Больница представляла собой одну палату мест на двадцать. Разделительной чертой между мужской и женской половиной был длинный обеденный стол. Большая часть коек пустовала. В палате было холодно и бесприютно. Меня сотрясал озноб. Холод вынудил попросить второе одеяло. Медсестра отказала:
– Не стану же я рушить заправленные постели. Могут поступить новые больные.

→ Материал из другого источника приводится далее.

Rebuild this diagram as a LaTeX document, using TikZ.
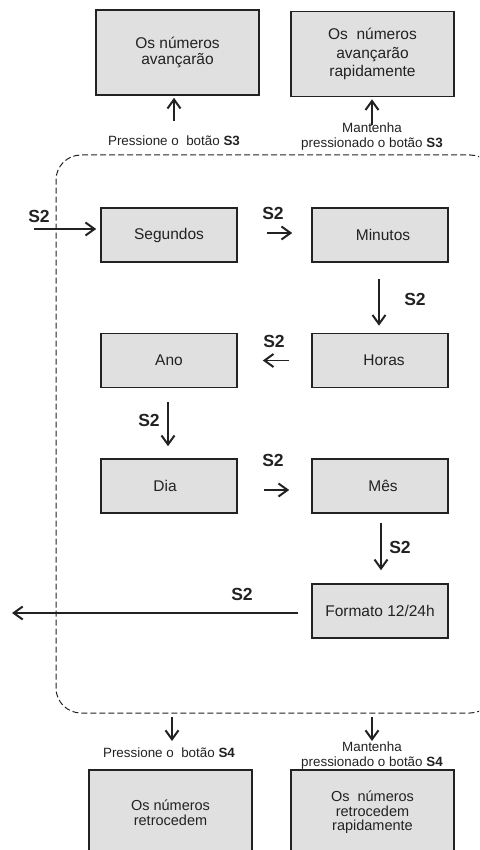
\documentclass[tikz,border=0pt]{standalone}
\usepackage{fontspec}
\setmainfont{Liberation Sans}
\usetikzlibrary{arrows.meta}
\definecolor{ink}{HTML}{222222}
\definecolor{boxfill}{HTML}{E0E0E0}
\begin{document}
\begin{tikzpicture}[x=1pt,y=-1pt,
  bigbox/.style={draw=ink, line width=1.6pt, fill=boxfill, minimum width=163pt, minimum height=85pt, inner sep=0pt, align=center, text=ink},
  midbox/.style={draw=ink, line width=1.6pt, fill=boxfill, minimum width=136pt, minimum height=54pt, inner sep=0pt, text=ink, font=\fontsize{15.5}{18}\selectfont},
  lbl/.style={inner sep=0pt, align=center, text=ink, font=\fontsize{13.4}{15}\selectfont},
  s2/.style={inner sep=0pt, text=ink, font=\fontsize{17.5}{18}\selectfont\bfseries},
  arr/.style={draw=ink, line width=1.7pt, -{Straight Barb[length=9pt,width=13pt,line width=2pt]}},
  frame/.style={draw=ink, line width=1pt, dash pattern=on 6pt off 3pt, rounded corners=25pt}
]
\useasboundingbox (0,0) rectangle (479,850);
\begin{scope}
\clip (0,0) rectangle (479,850);
% dashed frame
\draw[frame] (495,200) -- (495,155) -- (56,155) -- (56,713) -- (495,713) -- (495,660);

% top boxes
\node[bigbox, font=\fontsize{15.5}{16}\selectfont] (tb1) at (177.5,52.5) {Os números\\avançarão};
\node[bigbox, font=\fontsize{15.5}{18.5}\selectfont] (tb2) at (372.5,54) {Os~ números\\avançarão\\rapidamente};

\node[lbl] (lab1) at (174,141) {Pressione o~ botão \textbf{S3}};
\node[lbl] (lab2) at (372,137) {Mantenha\\pressionado o botão \textbf{S3}};
\coordinate (u1) at (174,121);
\coordinate (u2) at (372,125);
\draw[arr, shorten >=2pt] (u1) -- (u1 |- tb1.south);
\draw[arr, shorten >=2pt] (u2) -- (u2 |- tb2.south);

% middle boxes
\node[midbox] (seg) at (169,235) {Segundos};
\node[midbox] (min) at (380,235) {\hspace{6pt}Minutos};
\node[midbox] (ano) at (169,360.5) {Ano};
\node[midbox] (hor) at (380,360.5) {\hspace{8pt}Horas};
\node[midbox] (dia) at (169,486) {\hspace{-8pt}Dia};
\node[midbox] (mes) at (380,486) {\hspace{6pt}Mês};
\node[midbox] (fmt) at (380,611) {Formato 12/24h};

% entry
\coordinate (entry) at (34,229);
\draw[arr, shorten >=4pt] (entry) -- (entry -| seg.west);
\node[s2] (s2a) at (39,216) {S2};

\draw[arr, shorten <=29pt, shorten >=19pt] ([yshift=2pt]seg.east) -- ([yshift=2pt]min.west);
\node[s2] (s2b) at (273,213) {S2};

\draw[arr, line width=2.2pt, shorten <=16pt, shorten >=7pt] ([xshift=-1pt]min.south) -- ([xshift=-1pt]hor.north);
\node[s2] (s2c) at (415,299) {S2};

\draw[arr, shorten <=22pt, shorten >=25pt] (hor.west) -- (ano.east);
\node[s2] (s2d) at (274,341) {S2};

\draw[arr, line width=2.2pt, shorten <=14pt, shorten >=12pt] ([xshift=-1pt]ano.south) -- ([xshift=-1pt]dia.north);
\node[s2] (s2e) at (149,420) {S2};

\draw[arr, shorten <=26pt, shorten >=22pt] ([yshift=-4pt]dia.east) -- ([yshift=-4pt]mes.west);
\node[s2] (s2f) at (273,460) {S2};

\draw[arr, shorten <=9pt, shorten >=13pt] ([xshift=1pt]mes.south) -- ([xshift=1pt]fmt.north);
\node[s2] (s2g) at (400,547) {S2};

\coordinate (exitL) at (12,613);
\draw[arr, shorten <=13pt] (fmt.west |- exitL) -- (exitL);
\node[s2] (s2h) at (242,594) {S2};

% bottom
\coordinate (d1) at (172,717);
\coordinate (d1e) at (172,741);
\coordinate (d2) at (372,717);
\coordinate (d2e) at (372,741);
\draw[arr] (d1) -- (d1e);
\draw[arr] (d2) -- (d2e);
\node[lbl] (lab3) at (169,753) {Pressione o~ botão \textbf{S4}};
\node[lbl] (lab4) at (372,756) {Mantenha\\pressionado o botão \textbf{S4}};

\node[bigbox, font=\fontsize{14.5}{15}\selectfont] (bb1) at (170.5,812.5) {Os números\\retrocedem};
\node[bigbox, font=\fontsize{14.5}{14.5}\selectfont] (bb2) at (372.5,812.5) {Os~ números\\retrocedem\\rapidamente};
\end{scope}
\end{tikzpicture}
\end{document}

Врачей и медсестёр этой больницы отличало какое-то чудовищное бесчувствие. Они сидели тут же, в палате, за обеденным столом и играли в карты. Отвратительная серость, бессердечность и дубовость персонала напрямую сверстались с воспоминаниями о годах заключения и пережитых кошмарах. В памяти ожил ночной этап из первого, Джангиджирского лагеря в тюрьму города Фрунзе. Ночь была звёздная – возможно, прекрасная. Этап – тихий. Конвой – молчаливый. Даже собаки не лаяли. Верёвочные тапочки от соприкосновения с песком быстро стёрлись. Начали стираться и подошвы ног. Нас подгоняли. Каждый перемогал боль… и ковылял дальше. Где-то на стыке изнеможения и отчаяния меня охватил удушающей силы протест, перетёкший вдруг в чёткую, жаркую клятву: когда-нибудь я расскажу обо всём этом! Кому? Не знаю. Не мужу, не свекрови. Они меня предали. Но РАССКАЖУ ВСЁ! Может, кому-то одному, кто захочет выслушать. А если не будет этого «одного», то – ВСЕМ!
Изрядно перемёрзнув и перемучившись в приволжской больнице, я была сама не своя. Понадеялась на то, что утихшая боль не вернётся, разыскала свою одежду и, никому ничего не сказав, ушла из больницы пешком.
В домике, где мы жили, никого не оказалось. Володя, должно быть, сидел у друзей. Я вынула из чемодана тетрадь и торопливо, в безумном захлёбе, стала записывать то, что помимо моей воли исходило из памяти и накрывало лавиной.
Затея с диссертацией была отставлена. Зачем? К чему? Вернувшись из отпуска, я вошла в привычный режим. С десяти утра до шести вечера находилась на службе. Вечером заботы о доме не давали возможности сесть за письменный стол. Но не продолжать начатого я уже не могла. Проспав часа четыре, вскакивала. Писала по ночам.
Прошлое, как что-то живое и властное, повернуло меня к себе и заставило слушать себя.
Силы мне
Глава одиннадцатая
Наши отношения с преподавательницей ЛГИТМиКа Анной Владимировной Тамарченко, уговорившей меня перейти на старший курс, не прерывались и после окончания института. Им отдано много лет и огромная часть сердца.
Среди друзей этой семьи были известные ленинградские учёные, авторы интересных и умных книг: Г. М. Фридлендер, Б. О. Костелянец, Б. Ф. Егоров, Я. С. Билинкис, Е. Г. Эткинд. Это была плотная среда университетских однокашников, связанных между собой многолетней дружбой и филологией. Людей этого круга поочерёдно испытывали чистками по анкетным данным, кампаниями по борьбе с «врагами народа», преследовали как обладателей «пятого пункта», как инакомыслящих или космополитов. При последнем «мероприятии» семья Тамарченко серьёзно пострадала. Лишённые средств к существованию, Анна Владимировна и Григорий Евсеевич несколько лет проработали в университетах Ижевска, Черновиц, Свердловска. Возвратиться в Ленинград им помогли упомянутые друзья. По рекомендации Б. О. Костелянца Анна Владимировна была принята на преподавательскую работу в Театральный институт, благодаря чему мы и встретились.
В 1972 году Анна Владимировна и её муж Григорий Евсеевич готовились к защите докторских диссертаций в Педагогическом институте имени Герцена (за его ректором А. Д. Боборыкиным в Ленинграде прочно закрепилась репутация «порядочного человека», чему в те годы придавалось особое значение). Анна Владимировна, расширив книгу, писала диссертацию об Ольге Форш, Григорий Евсеевич – о Чернышевском.
Первой защищалась Анна Владимировна. Присутствовавшая на защите часть «6-А» болела за свою учительницу. Запомнилось всё в деталях. Единодушие при голосовании за присвоение ей звания доктора искусствоведения; вызвавшая дружный смех аудитории оговорка Анны Владимировны, когда, обратившись к своему оппоненту по имени-отчеству: «Благодарю Фёдора Михайловича», она машинально добавила: «Достоевского». Помню даже её василькового цвета платье с воротником-стоечкой, специально сшитое в ателье к защите. Банкет. Но главное: гордость за неё.